EDA, is the process of understanding a dataset by examining its structure, content, and behavior. It is not about proving hypotheses or optimizing performance. It is about learning what the data actually looks like and what questions it can reasonably answer. In practice, exploratory analysis is where many of the most important decisions are made.
The Purpose of EDA
Data rarely arrives in a clean, well behaved form. It contains missing values, inconsistencies and outliers that are invisible until you look closely. Exploratory data analysis exists to locate these issues early by observing specific aspects of the data. What variables exist? How are they distributed? Are there obvious errors? Do certain features dominate others? Are there unexpected patterns or gaps?
Without this understanding, any downstream modeling effort rests on shaky ground.
Looking at Structure Before Patterns
One of the first steps in exploratory analysis is understanding the structure of the data. This includes the number of records, the types of variables, and how they relate to one another.
Categorical variables, numerical values, timestamps, and free text all behave differently. Treating them the same way can introduce errors. Exploratory analysis makes these distinctions visible and guides how each feature should be handled. This structural understanding also helps identify data that may not be usable for a given task.
Understanding Distributions and Variability
Exploratory analysis often involves examining how values are distributed. Are most values clustered tightly, or spread out? Are there extreme outliers? Do certain categories dominate the dataset?
These patterns matter because many models make implicit assumptions about data behavior. Skewed distributions, heavy tails, or imbalanced classes can dramatically affect performance if unaddressed. Thankfully, by visualizing and summarizing distributions exploratory analysis reveals where simple assumptions break down.
Identifying Missing and Noisy Data
Missing values are not just a technical nuisance. They often carry meaning. A missing field might indicate a process gap, a reporting issue, or a specific condition in the real world.
Exploratory data analysis helps quantify how much data is missing, where it occurs, and whether it is random or systematic. The same applies to noise, such as inconsistent formatting, duplicated records, or suspicious values. Understanding these issues early prevents models from learning patterns that reflect data collection artifacts rather than reality.
Discovering Relationships and Dependencies
Another key aspect of EDA is examining relationships between variables. Correlations, group comparisons, or simple aggregations can reveal how features move together or differ across subsets.
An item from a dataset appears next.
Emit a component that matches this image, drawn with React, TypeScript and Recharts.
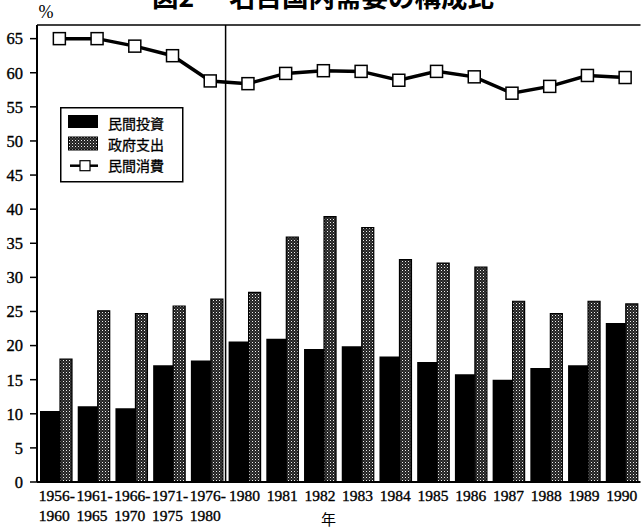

These insights do not establish causation, but they help guide feature selection, modeling choices, and expectations. They also surface relationships that may require domain expertise to interpret correctly. This can spark questions that lead to better data collection or clearer problem definitions.
Why Exploratory Data Analysis Matters for AI
In machine learning and AI systems, exploratory analysis plays a critical role. Models are powerful pattern learners, but they are blind to context. They will happily learn from errors, biases, and noise if those patterns exist in the data. Thankfully, with EDA there’s a human check on what the model is about to learn. It helps teams decide what to include, what to exclude, and what to handle carefully.
Many AI failures can be traced back not to model choice, but to insufficient exploration of the data used to train it.
An Ongoing Process, Not a One Time Step
Unfortunately, EDA is not something you do once and forget. As data sources evolve, new features are added, or distributions shift, exploration needs to be revisited. In production systems, periodic exploratory analysis helps detect drift, data quality issues, and changes in user behavior that may affect model performance.
It remains relevant long after the first model is deployed.
The Bottom Line
Exploratory analysis is about developing a general intuition for data. It turns raw tables into something understandable and usable, even if you’re not a complete expert on the subject matter. It surfaces risks, constraints, and opportunities that no model can detect on its own. Before trusting predictions or deploying systems, exploratory analysis ensures that teams understand the foundation they are building on.
In many cases, it is one of the most valuable steps in the entire data workflow.